§ WRITTEN REQUEST
Write out the listing below in full and exactly, leaving out every picture.
— Begin SUPPLIED INFORMATION —
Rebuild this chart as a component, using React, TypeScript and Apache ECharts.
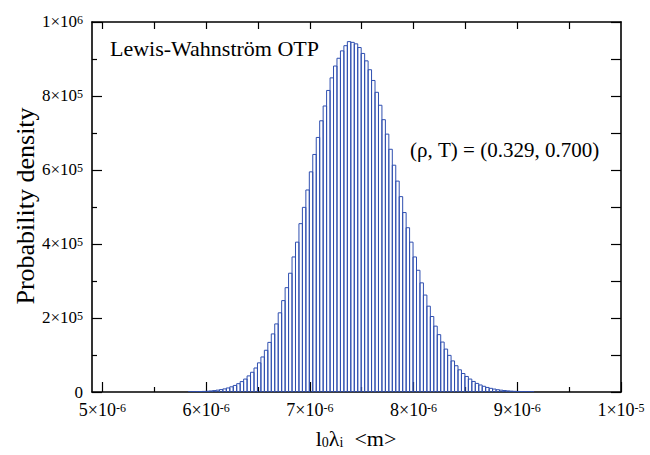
import React, { useEffect, useRef } from "react";
import * as echarts from "echarts";

// Histogram bins (x in metres, density per bin)
const BIN_START = 5.8285e-6;
const BIN_WIDTH = 3.3333e-8;
const DENSITY = [
  450, 620, 850, 1200, 1600, 2100, 2800, 3800, 5000, 6500,
  8400, 10900, 14000, 17700, 22500, 28100, 35000, 43500, 53300, 64900,
  78800, 94700, 112800, 134100, 157000, 184000, 214000, 247000, 282000, 321000,
  365000, 405000, 455000, 499000, 546000, 595000, 642000, 688000, 733000, 773000,
  815000, 849000, 881000, 902000, 922000, 936000, 947000, 945000, 941000, 931000,
  915000, 895000, 871000, 842000, 810000, 775000, 736000, 697000, 656000, 613000,
  570000, 528000, 485000, 444000, 405000, 365000, 329000, 295000, 262000, 232000,
  204000, 178000, 155000, 135000, 116000, 99000, 84000, 71000, 60000, 50000,
  42000, 35000, 28500, 23200, 19000, 15400, 12300, 9900, 7900, 6200,
  4900, 3900, 3000, 2300, 1800, 1400, 1000, 800, 600, 400,
];

const X_MIN = 4.9e-6;
const X_MAX = 1e-5;
const X_MAJOR = [5e-6, 6e-6, 7e-6, 8e-6, 9e-6, 1e-5];
const X_MINOR = [5.5e-6, 6.5e-6, 7.5e-6, 8.5e-6, 9.5e-6];
const X_TOP = [5e-6, 5.5e-6, 6e-6, 6.5e-6, 7e-6, 7.5e-6, 8e-6, 8.5e-6, 9e-6, 9.5e-6];
const Y_MIN = 0;
const Y_MAX = 1e6;
const Y_MAJOR_STEP = 2e5;
const Y_RIGHT_STEP = 1e5;
const Y_LABELS = [0, 2e5, 4e5, 6e5, 8e5, 1e6];

const TITLE_TEXT = "Lewis-Wahnström OTP";
const STATE_TEXT = "(ρ, T) = (0.329, 0.700)";
const Y_NAME = "Probability density";

const FAMILY = "Liberation Serif";
const BAR_COLOR = "#2f4fb0";

function sciLabel(v: number): string {
  if (v === 0) return "{z|0}";
  const e = Math.floor(Math.log10(Math.abs(v)) + 1e-9);
  const m = Math.round(v / Math.pow(10, e));
  return `{b|${m}×10}{s|${e}}`;
}

function makeRich(size: number) {
  return {
    b: { fontSize: size, fontFamily: FAMILY, fill: "#000", lineHeight: size - 1, verticalAlign: "bottom" },
    s: { fontSize: 12, fontFamily: FAMILY, fill: "#000", lineHeight: 12, verticalAlign: "top", padding: [0, 0, 11, 0] },
    z: { fontSize: size, fontFamily: FAMILY, fill: "#000", lineHeight: 11 },
  };
}

export default function App() {
  const ref = useRef<HTMLDivElement>(null);
  useEffect(() => {
    if (!ref.current) return;
    const chart = echarts.init(ref.current, undefined, { renderer: "svg" });
    const data = DENSITY.map((v, i) => [BIN_START + i * BIN_WIDTH, BIN_START + (i + 1) * BIN_WIDTH, v]);
    const axisLine = { show: true, onZero: false, lineStyle: { color: "#000", width: 1.6 } };
    const tickStyle = { color: "#000", width: 1.2 };
    const option: any = {
      animation: false,
      backgroundColor: "#fff",
      grid: { left: 92, top: 22, width: 529, height: 370, containLabel: false },
      xAxis: [
        {
          type: "value", min: X_MIN, max: X_MAX, position: "bottom",
          axisLine,
          axisTick: { show: true, inside: true, length: 10, customValues: X_MAJOR, lineStyle: tickStyle },
          axisLabel: { show: false },
          splitLine: { show: false },
        },
        {
          type: "value", min: X_MIN, max: X_MAX, position: "bottom",
          axisLine: { show: false },
          axisTick: { show: true, inside: true, length: 5, customValues: X_MINOR, lineStyle: tickStyle },
          axisLabel: { show: false },
          splitLine: { show: false },
        },
        {
          type: "value", min: X_MIN, max: X_MAX, position: "top",
          axisLine,
          axisTick: { show: true, inside: true, length: 7, customValues: X_TOP, lineStyle: tickStyle },
          axisLabel: { show: false },
          splitLine: { show: false },
        },
      ],
      yAxis: [
        {
          type: "value", min: Y_MIN, max: Y_MAX, interval: Y_MAJOR_STEP, position: "left",
          axisLine,
          axisTick: { show: true, inside: true, length: 10, lineStyle: tickStyle },
          minorTick: { show: true, splitNumber: 2, length: 5, lineStyle: tickStyle },
          axisLabel: { show: false },
          splitLine: { show: false },
          minorSplitLine: { show: false },
        },
        {
          type: "value", min: Y_MIN, max: Y_MAX, interval: Y_RIGHT_STEP, position: "right",
          axisLine,
          axisTick: { show: true, inside: true, length: 10, lineStyle: tickStyle },
          axisLabel: { show: false },
          splitLine: { show: false },
        },
      ],
      series: [
        {
          type: "custom",
          xAxisIndex: 0,
          yAxisIndex: 0,
          clip: true,
          encode: { x: [0, 1], y: 2 },
          data,
          renderItem: (params: any, api: any) => {
            const p0 = api.coord([api.value(0), api.value(2)]);
            const p1 = api.coord([api.value(1), 0]);
            return {
              type: "rect",
              shape: { x: p0[0], y: p0[1], width: p1[0] - p0[0], height: p1[1] - p0[1] },
              style: { fill: "none", stroke: BAR_COLOR, lineWidth: 1 },
            };
          },
          z: 1,
        },
      ],
    };
    chart.setOption(option);

    // Tick labels placed through the axes' own scales
    const finder = { xAxisIndex: 0, yAxisIndex: 0 };
    const labels: any[] = [];
    Y_LABELS.forEach((v) => {
      const p = chart.convertToPixel(finder, [X_MIN, v]) as number[];
      labels.push({
        type: "text", x: p[0] - 9, y: p[1], z: 10,
        style: { text: sciLabel(v), fontSize: 17, fontFamily: FAMILY, fill: "#000", textAlign: "right", textVerticalAlign: "middle", rich: makeRich(17) },
      });
    });
    X_MAJOR.forEach((v) => {
      const p = chart.convertToPixel(finder, [v, Y_MIN]) as number[];
      labels.push({
        type: "text", x: p[0], y: p[1] + 10, z: 10,
        style: { text: sciLabel(v), fontSize: 18, fontFamily: FAMILY, fill: "#000", textAlign: "center", textVerticalAlign: "top", rich: makeRich(18) },
      });
    });

    chart.setOption({
      graphic: [
        {
          type: "text", x: 110, y: 48, z: 10,
          style: { text: TITLE_TEXT, fontSize: 22, fontFamily: FAMILY, fill: "#000", textAlign: "left", textVerticalAlign: "middle" },
        },
        {
          type: "text", x: 410, y: 150, z: 10,
          style: { text: STATE_TEXT, fontSize: 21, fontFamily: FAMILY, fill: "#000", textAlign: "left", textVerticalAlign: "middle" },
        },
        {
          type: "text", x: 25, y: 206, rotation: Math.PI / 2, z: 10,
          style: { text: Y_NAME, fontSize: 26, fontFamily: FAMILY, fill: "#000", textAlign: "center", textVerticalAlign: "middle" },
        },
        {
          type: "text", x: 356, y: 438, z: 10,
          style: {
            text: "{a|l}{s|0}{a|λ}{s|i}{a|  <m>}",
            fontSize: 22,
            fontFamily: FAMILY,
            fill: "#000",
            textAlign: "center",
            textVerticalAlign: "middle",
            rich: {
              a: { fontSize: 22, fontFamily: FAMILY, fill: "#000", lineHeight: 22, verticalAlign: "top" },
              s: { fontSize: 14, fontFamily: FAMILY, fill: "#000", lineHeight: 14, verticalAlign: "bottom", padding: [14, 0, 0, 0] },
            },
          },
        },
        ...labels,
      ],
    });
    return () => chart.dispose();
  }, []);
  return (
    <div
      ref={ref}
      style={{ position: "fixed", left: 0, top: 0, width: 650, height: 455, background: "#fff" }}
    />
  );
}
— End SUPPLIED INFORMATION —
§ IN RESPONSE
Rebuild this chart as a component, using React, TypeScript and Apache ECharts.
import React, { useEffect, useRef } from "react";
import * as echarts from "echarts";

// Histogram bins (x in metres, density per bin)
const BIN_START = 5.8285e-6;
const BIN_WIDTH = 3.3333e-8;
const DENSITY = [
  450, 620, 850, 1200, 1600, 2100, 2800, 3800, 5000, 6500,
  8400, 10900, 14000, 17700, 22500, 28100, 35000, 43500, 53300, 64900,
  78800, 94700, 112800, 134100, 157000, 184000, 214000, 247000, 282000, 321000,
  365000, 405000, 455000, 499000, 546000, 595000, 642000, 688000, 733000, 773000,
  815000, 849000, 881000, 902000, 922000, 936000, 947000, 945000, 941000, 931000,
  915000, 895000, 871000, 842000, 810000, 775000, 736000, 697000, 656000, 613000,
  570000, 528000, 485000, 444000, 405000, 365000, 329000, 295000, 262000, 232000,
  204000, 178000, 155000, 135000, 116000, 99000, 84000, 71000, 60000, 50000,
  42000, 35000, 28500, 23200, 19000, 15400, 12300, 9900, 7900, 6200,
  4900, 3900, 3000, 2300, 1800, 1400, 1000, 800, 600, 400,
];

const X_MIN = 4.9e-6;
const X_MAX = 1e-5;
const X_MAJOR = [5e-6, 6e-6, 7e-6, 8e-6, 9e-6, 1e-5];
const X_MINOR = [5.5e-6, 6.5e-6, 7.5e-6, 8.5e-6, 9.5e-6];
const X_TOP = [5e-6, 5.5e-6, 6e-6, 6.5e-6, 7e-6, 7.5e-6, 8e-6, 8.5e-6, 9e-6, 9.5e-6];
const Y_MIN = 0;
const Y_MAX = 1e6;
const Y_MAJOR_STEP = 2e5;
const Y_RIGHT_STEP = 1e5;
const Y_LABELS = [0, 2e5, 4e5, 6e5, 8e5, 1e6];

const TITLE_TEXT = "Lewis-Wahnström OTP";
const STATE_TEXT = "(ρ, T) = (0.329, 0.700)";
const Y_NAME = "Probability density";

const FAMILY = "Liberation Serif";
const BAR_COLOR = "#2f4fb0";

function sciLabel(v: number): string {
  if (v === 0) return "{z|0}";
  const e = Math.floor(Math.log10(Math.abs(v)) + 1e-9);
  const m = Math.round(v / Math.pow(10, e));
  return `{b|${m}×10}{s|${e}}`;
}

function makeRich(size: number) {
  return {
    b: { fontSize: size, fontFamily: FAMILY, fill: "#000", lineHeight: size - 1, verticalAlign: "bottom" },
    s: { fontSize: 12, fontFamily: FAMILY, fill: "#000", lineHeight: 12, verticalAlign: "top", padding: [0, 0, 11, 0] },
    z: { fontSize: size, fontFamily: FAMILY, fill: "#000", lineHeight: 11 },
  };
}

export default function App() {
  const ref = useRef<HTMLDivElement>(null);
  useEffect(() => {
    if (!ref.current) return;
    const chart = echarts.init(ref.current, undefined, { renderer: "svg" });
    const data = DENSITY.map((v, i) => [BIN_START + i * BIN_WIDTH, BIN_START + (i + 1) * BIN_WIDTH, v]);
    const axisLine = { show: true, onZero: false, lineStyle: { color: "#000", width: 1.6 } };
    const tickStyle = { color: "#000", width: 1.2 };
    const option: any = {
      animation: false,
      backgroundColor: "#fff",
      grid: { left: 92, top: 22, width: 529, height: 370, containLabel: false },
      xAxis: [
        {
          type: "value", min: X_MIN, max: X_MAX, position: "bottom",
          axisLine,
          axisTick: { show: true, inside: true, length: 10, customValues: X_MAJOR, lineStyle: tickStyle },
          axisLabel: { show: false },
          splitLine: { show: false },
        },
        {
          type: "value", min: X_MIN, max: X_MAX, position: "bottom",
          axisLine: { show: false },
          axisTick: { show: true, inside: true, length: 5, customValues: X_MINOR, lineStyle: tickStyle },
          axisLabel: { show: false },
          splitLine: { show: false },
        },
        {
          type: "value", min: X_MIN, max: X_MAX, position: "top",
          axisLine,
          axisTick: { show: true, inside: true, length: 7, customValues: X_TOP, lineStyle: tickStyle },
          axisLabel: { show: false },
          splitLine: { show: false },
        },
      ],
      yAxis: [
        {
          type: "value", min: Y_MIN, max: Y_MAX, interval: Y_MAJOR_STEP, position: "left",
          axisLine,
          axisTick: { show: true, inside: true, length: 10, lineStyle: tickStyle },
          minorTick: { show: true, splitNumber: 2, length: 5, lineStyle: tickStyle },
          axisLabel: { show: false },
          splitLine: { show: false },
          minorSplitLine: { show: false },
        },
        {
          type: "value", min: Y_MIN, max: Y_MAX, interval: Y_RIGHT_STEP, position: "right",
          axisLine,
          axisTick: { show: true, inside: true, length: 10, lineStyle: tickStyle },
          axisLabel: { show: false },
          splitLine: { show: false },
        },
      ],
      series: [
        {
          type: "custom",
          xAxisIndex: 0,
          yAxisIndex: 0,
          clip: true,
          encode: { x: [0, 1], y: 2 },
          data,
          renderItem: (params: any, api: any) => {
            const p0 = api.coord([api.value(0), api.value(2)]);
            const p1 = api.coord([api.value(1), 0]);
            return {
              type: "rect",
              shape: { x: p0[0], y: p0[1], width: p1[0] - p0[0], height: p1[1] - p0[1] },
              style: { fill: "none", stroke: BAR_COLOR, lineWidth: 1 },
            };
          },
          z: 1,
        },
      ],
    };
    chart.setOption(option);

    // Tick labels placed through the axes' own scales
    const finder = { xAxisIndex: 0, yAxisIndex: 0 };
    const labels: any[] = [];
    Y_LABELS.forEach((v) => {
      const p = chart.convertToPixel(finder, [X_MIN, v]) as number[];
      labels.push({
        type: "text", x: p[0] - 9, y: p[1], z: 10,
        style: { text: sciLabel(v), fontSize: 17, fontFamily: FAMILY, fill: "#000", textAlign: "right", textVerticalAlign: "middle", rich: makeRich(17) },
      });
    });
    X_MAJOR.forEach((v) => {
      const p = chart.convertToPixel(finder, [v, Y_MIN]) as number[];
      labels.push({
        type: "text", x: p[0], y: p[1] + 10, z: 10,
        style: { text: sciLabel(v), fontSize: 18, fontFamily: FAMILY, fill: "#000", textAlign: "center", textVerticalAlign: "top", rich: makeRich(18) },
      });
    });

    chart.setOption({
      graphic: [
        {
          type: "text", x: 110, y: 48, z: 10,
          style: { text: TITLE_TEXT, fontSize: 22, fontFamily: FAMILY, fill: "#000", textAlign: "left", textVerticalAlign: "middle" },
        },
        {
          type: "text", x: 410, y: 150, z: 10,
          style: { text: STATE_TEXT, fontSize: 21, fontFamily: FAMILY, fill: "#000", textAlign: "left", textVerticalAlign: "middle" },
        },
        {
          type: "text", x: 25, y: 206, rotation: Math.PI / 2, z: 10,
          style: { text: Y_NAME, fontSize: 26, fontFamily: FAMILY, fill: "#000", textAlign: "center", textVerticalAlign: "middle" },
        },
        {
          type: "text", x: 356, y: 438, z: 10,
          style: {
            text: "{a|l}{s|0}{a|λ}{s|i}{a|  <m>}",
            fontSize: 22,
            fontFamily: FAMILY,
            fill: "#000",
            textAlign: "center",
            textVerticalAlign: "middle",
            rich: {
              a: { fontSize: 22, fontFamily: FAMILY, fill: "#000", lineHeight: 22, verticalAlign: "top" },
              s: { fontSize: 14, fontFamily: FAMILY, fill: "#000", lineHeight: 14, verticalAlign: "bottom", padding: [14, 0, 0, 0] },
            },
          },
        },
        ...labels,
      ],
    });
    return () => chart.dispose();
  }, []);
  return (
    <div
      ref={ref}
      style={{ position: "fixed", left: 0, top: 0, width: 650, height: 455, background: "#fff" }}
    />
  );
}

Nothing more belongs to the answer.